SINGAPORE (BLOOMBERG) - Shares of Noble Group tumbled to a one-month low in Singapore after the commodity trader reported a slump in quarterly profit and investors shunned equities linked to raw materials amid a rout in prices.
The shares sank as much as 9 per cent to 45.5 Singapore cents, the lowest level since Oct 9, and traded at 47 cents at 9.48am local time. The stock is this year's worst performer on the Straits Times Index after losing 59 per cent.
Raw materials from copper to iron ore are in retreat as growth in China slows, spurring surpluses, at the same time that the dollar's ascendancy hurts commodity prices. Chief executive officer Yusuf Alireza said that the group, which has been fending off criticism of its accounting, plans to raise at least US$500 million (S$710 million) through asset disposals or from a strategic investor, and also reported a return to positive cash flow.

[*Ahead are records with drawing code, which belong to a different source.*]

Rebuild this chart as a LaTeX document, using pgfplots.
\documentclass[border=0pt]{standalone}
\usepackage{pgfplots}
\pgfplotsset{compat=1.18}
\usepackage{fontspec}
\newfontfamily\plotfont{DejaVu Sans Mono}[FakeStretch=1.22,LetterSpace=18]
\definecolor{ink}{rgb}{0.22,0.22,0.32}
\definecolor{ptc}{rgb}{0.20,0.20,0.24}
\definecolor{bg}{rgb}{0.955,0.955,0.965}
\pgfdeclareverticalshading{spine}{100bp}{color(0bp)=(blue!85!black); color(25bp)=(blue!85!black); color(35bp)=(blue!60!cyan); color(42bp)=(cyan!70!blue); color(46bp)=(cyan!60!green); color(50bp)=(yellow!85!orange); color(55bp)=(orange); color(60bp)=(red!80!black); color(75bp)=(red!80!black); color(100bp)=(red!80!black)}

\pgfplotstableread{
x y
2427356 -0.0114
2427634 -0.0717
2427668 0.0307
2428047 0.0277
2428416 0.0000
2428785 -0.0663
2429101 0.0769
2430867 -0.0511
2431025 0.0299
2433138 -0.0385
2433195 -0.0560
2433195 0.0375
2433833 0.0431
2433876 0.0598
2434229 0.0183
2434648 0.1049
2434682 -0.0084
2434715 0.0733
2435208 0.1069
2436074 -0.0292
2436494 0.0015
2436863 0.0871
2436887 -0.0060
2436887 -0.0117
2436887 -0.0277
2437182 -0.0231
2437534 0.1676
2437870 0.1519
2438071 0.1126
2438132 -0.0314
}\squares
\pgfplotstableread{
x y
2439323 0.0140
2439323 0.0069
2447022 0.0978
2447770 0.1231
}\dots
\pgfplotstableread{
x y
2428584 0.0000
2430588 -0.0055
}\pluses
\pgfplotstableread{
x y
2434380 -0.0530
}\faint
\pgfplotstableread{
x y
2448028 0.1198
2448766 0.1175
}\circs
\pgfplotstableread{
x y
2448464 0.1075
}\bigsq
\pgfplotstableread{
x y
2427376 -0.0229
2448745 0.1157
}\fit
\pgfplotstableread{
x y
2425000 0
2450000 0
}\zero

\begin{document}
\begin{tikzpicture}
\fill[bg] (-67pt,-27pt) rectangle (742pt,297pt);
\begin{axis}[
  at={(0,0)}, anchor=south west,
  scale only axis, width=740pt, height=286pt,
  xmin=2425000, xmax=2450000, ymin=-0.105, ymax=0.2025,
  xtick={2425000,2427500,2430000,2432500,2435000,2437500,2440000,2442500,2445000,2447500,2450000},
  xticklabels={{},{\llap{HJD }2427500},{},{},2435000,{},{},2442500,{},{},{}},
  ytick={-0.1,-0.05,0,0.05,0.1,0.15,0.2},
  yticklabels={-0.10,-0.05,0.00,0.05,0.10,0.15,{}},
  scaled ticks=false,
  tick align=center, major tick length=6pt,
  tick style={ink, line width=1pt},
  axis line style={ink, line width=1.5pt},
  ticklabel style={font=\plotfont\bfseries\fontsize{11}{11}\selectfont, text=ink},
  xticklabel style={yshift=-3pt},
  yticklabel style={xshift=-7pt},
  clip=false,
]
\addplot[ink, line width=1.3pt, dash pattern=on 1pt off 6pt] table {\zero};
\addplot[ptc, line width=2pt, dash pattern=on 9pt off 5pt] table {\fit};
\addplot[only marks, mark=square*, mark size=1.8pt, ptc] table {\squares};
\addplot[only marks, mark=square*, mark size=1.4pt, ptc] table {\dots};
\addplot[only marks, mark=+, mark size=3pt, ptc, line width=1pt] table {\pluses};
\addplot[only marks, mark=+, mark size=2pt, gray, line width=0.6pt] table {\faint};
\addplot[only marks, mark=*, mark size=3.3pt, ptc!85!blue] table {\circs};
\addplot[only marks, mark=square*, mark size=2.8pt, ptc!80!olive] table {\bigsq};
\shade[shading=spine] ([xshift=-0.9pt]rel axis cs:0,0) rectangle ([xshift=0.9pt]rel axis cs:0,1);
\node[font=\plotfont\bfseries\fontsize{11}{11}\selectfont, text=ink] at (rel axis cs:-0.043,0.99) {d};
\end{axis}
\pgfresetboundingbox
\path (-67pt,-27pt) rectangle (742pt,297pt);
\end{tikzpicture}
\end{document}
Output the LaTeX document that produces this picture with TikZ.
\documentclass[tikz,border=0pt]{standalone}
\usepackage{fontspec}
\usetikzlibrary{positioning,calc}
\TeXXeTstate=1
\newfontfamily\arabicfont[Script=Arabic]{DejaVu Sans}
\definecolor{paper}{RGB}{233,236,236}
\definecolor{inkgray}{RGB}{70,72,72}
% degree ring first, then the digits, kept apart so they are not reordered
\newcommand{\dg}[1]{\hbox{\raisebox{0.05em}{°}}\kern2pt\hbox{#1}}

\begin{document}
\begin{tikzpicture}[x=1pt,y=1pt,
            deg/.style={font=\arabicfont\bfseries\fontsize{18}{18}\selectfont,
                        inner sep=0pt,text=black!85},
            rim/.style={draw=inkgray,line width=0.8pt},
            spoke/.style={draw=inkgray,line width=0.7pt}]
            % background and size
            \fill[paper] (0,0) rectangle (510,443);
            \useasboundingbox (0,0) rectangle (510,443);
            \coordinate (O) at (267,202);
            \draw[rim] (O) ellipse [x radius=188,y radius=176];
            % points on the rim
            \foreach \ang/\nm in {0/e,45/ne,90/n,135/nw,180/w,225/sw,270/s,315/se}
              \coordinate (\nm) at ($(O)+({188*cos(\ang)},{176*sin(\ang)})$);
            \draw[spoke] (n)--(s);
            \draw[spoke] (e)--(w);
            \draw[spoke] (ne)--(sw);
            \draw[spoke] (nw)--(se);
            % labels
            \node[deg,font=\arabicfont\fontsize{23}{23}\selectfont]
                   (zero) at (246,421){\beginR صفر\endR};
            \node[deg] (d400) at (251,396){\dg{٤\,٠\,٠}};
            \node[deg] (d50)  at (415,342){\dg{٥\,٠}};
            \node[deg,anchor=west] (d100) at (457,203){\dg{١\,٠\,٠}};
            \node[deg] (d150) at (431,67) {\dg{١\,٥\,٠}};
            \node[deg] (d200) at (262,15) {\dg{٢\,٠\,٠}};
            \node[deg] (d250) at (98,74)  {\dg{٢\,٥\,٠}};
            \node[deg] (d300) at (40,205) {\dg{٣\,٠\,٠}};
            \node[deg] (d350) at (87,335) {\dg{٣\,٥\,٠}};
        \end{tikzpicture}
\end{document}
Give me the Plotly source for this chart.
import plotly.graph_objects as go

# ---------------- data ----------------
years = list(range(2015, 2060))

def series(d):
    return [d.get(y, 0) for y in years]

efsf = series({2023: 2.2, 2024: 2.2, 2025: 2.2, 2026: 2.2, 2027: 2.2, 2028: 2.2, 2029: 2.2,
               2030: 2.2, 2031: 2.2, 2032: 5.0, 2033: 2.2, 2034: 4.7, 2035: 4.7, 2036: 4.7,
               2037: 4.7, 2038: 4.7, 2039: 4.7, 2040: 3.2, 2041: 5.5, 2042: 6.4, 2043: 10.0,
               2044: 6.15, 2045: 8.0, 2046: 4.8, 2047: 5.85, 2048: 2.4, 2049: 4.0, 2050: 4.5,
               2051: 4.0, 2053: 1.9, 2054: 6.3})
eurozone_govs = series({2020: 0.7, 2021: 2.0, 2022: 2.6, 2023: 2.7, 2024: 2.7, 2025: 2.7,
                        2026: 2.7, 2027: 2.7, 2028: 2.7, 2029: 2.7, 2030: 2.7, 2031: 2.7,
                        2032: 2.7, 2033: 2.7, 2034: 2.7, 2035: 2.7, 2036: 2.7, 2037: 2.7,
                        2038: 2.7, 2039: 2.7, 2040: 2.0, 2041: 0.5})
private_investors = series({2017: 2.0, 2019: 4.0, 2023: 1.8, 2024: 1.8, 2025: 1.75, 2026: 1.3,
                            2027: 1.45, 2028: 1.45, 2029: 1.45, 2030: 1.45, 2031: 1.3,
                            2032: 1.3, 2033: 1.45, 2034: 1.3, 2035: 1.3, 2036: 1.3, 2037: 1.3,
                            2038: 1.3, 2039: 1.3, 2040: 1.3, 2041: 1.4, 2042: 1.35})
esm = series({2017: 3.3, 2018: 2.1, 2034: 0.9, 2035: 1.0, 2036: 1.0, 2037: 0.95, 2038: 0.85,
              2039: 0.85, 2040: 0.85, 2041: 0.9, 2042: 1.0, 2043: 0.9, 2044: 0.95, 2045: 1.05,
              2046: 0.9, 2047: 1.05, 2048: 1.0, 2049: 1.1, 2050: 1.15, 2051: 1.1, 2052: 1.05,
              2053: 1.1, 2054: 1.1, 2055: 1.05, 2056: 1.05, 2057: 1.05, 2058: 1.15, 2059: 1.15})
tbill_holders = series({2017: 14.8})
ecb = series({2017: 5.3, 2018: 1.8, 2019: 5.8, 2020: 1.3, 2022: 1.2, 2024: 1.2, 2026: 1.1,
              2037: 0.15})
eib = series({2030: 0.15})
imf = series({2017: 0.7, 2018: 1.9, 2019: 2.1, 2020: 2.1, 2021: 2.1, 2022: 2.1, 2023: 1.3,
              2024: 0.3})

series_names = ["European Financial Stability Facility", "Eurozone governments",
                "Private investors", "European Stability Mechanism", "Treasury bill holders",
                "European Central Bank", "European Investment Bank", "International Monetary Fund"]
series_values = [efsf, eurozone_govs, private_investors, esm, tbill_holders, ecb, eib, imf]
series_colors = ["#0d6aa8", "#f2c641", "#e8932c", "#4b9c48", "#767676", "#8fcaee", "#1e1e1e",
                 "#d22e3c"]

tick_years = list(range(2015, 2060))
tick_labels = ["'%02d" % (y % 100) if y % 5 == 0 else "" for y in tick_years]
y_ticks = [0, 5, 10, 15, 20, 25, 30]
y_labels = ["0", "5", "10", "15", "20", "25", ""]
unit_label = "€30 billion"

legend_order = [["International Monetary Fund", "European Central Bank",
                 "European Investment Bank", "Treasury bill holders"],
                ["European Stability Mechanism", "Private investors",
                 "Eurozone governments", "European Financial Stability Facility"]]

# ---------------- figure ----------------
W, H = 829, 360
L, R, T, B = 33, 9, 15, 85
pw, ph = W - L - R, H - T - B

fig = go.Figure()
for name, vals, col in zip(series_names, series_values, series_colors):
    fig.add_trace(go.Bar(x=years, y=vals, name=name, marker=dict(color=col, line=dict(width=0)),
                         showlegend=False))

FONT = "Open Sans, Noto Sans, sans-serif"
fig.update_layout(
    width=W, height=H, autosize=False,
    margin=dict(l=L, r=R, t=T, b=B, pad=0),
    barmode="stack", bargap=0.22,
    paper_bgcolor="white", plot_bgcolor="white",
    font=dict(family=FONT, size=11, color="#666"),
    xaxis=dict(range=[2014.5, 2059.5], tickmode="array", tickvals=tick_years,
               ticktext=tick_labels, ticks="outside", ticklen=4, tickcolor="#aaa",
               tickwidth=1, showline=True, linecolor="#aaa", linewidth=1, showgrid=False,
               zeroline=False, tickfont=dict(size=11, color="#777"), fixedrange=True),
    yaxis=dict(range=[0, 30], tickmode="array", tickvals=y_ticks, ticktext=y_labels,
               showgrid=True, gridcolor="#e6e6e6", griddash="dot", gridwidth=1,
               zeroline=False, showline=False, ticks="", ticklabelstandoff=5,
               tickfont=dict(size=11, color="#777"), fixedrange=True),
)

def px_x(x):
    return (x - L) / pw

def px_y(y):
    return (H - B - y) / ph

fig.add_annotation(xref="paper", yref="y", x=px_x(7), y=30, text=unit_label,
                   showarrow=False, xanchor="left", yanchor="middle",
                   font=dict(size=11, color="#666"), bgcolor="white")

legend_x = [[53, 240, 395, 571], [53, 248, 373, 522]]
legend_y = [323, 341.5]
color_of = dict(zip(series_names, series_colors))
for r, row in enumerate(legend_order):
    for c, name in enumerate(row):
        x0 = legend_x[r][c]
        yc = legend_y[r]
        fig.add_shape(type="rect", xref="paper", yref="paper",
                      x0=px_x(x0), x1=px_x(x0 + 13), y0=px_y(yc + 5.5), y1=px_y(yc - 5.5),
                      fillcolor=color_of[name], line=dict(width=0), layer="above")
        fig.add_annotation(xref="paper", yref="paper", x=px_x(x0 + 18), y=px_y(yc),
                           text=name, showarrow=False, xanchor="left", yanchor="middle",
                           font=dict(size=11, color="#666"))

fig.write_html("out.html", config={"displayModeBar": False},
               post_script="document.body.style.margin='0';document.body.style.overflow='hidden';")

"It has been a supply-driven bear market in most of the commodities that we've been involved in," Mr Alireza said. "And it's not obvious that anything has really changed besides the fact that prices are lower."
Several transactions are under discussion, according to Mr Alireza. He didn't offer a timetable, although Noble's next critical financial commitment is to refinance several credit lines that mature in May. The fundraising plan is linked to Noble retaining its investment-grade status.
Net income fell 84 per cent to US$24.7 million in the three months to Sept 30 from a year earlier as sales dropped 20 per cent to US$18.7 billion, Noble said in a statement on Thursday (Nov 12) after the market closed. While margins rose and tonnages handled were a record, losses widened at its mining and metals unit and from joint ventures and associates, notably Noble Agri Ltd.
Noble also said that Chief financial officer Robert van der Zalm stepped down for health-related reasons. He'll take on the London-based role of vice chairman of finance and will be replaced on an acting basis by Asia CFO Paul Jackaman.
Mr Alireza has parried attacks this year from a group called Iceberg Research and short-seller Muddy Waters on its accounting practices. In August, Noble published a report by PricewaterhouseCoopers saying its accounting complied with international rules. Noble also organised an investor meeting at which it set a target to raise operating profit.
Iceberg, a previously unknown group whose members are anonymous, has said Noble uses aggressive interpretations of accounting rules to inflate the value of assets and contracts. The company repeatedly denied the allegations.
Noble Group asked deal maker Michael Klein back in August to review options for the trader, including selling a stake in the company. Mr Klein, a former investment banking chairman at Citigroup who founded his own M&A firm, brokered the talks between the bosses of Glencore and Xstrata that led to the takeover of the mining group by the commodity trader in 2013.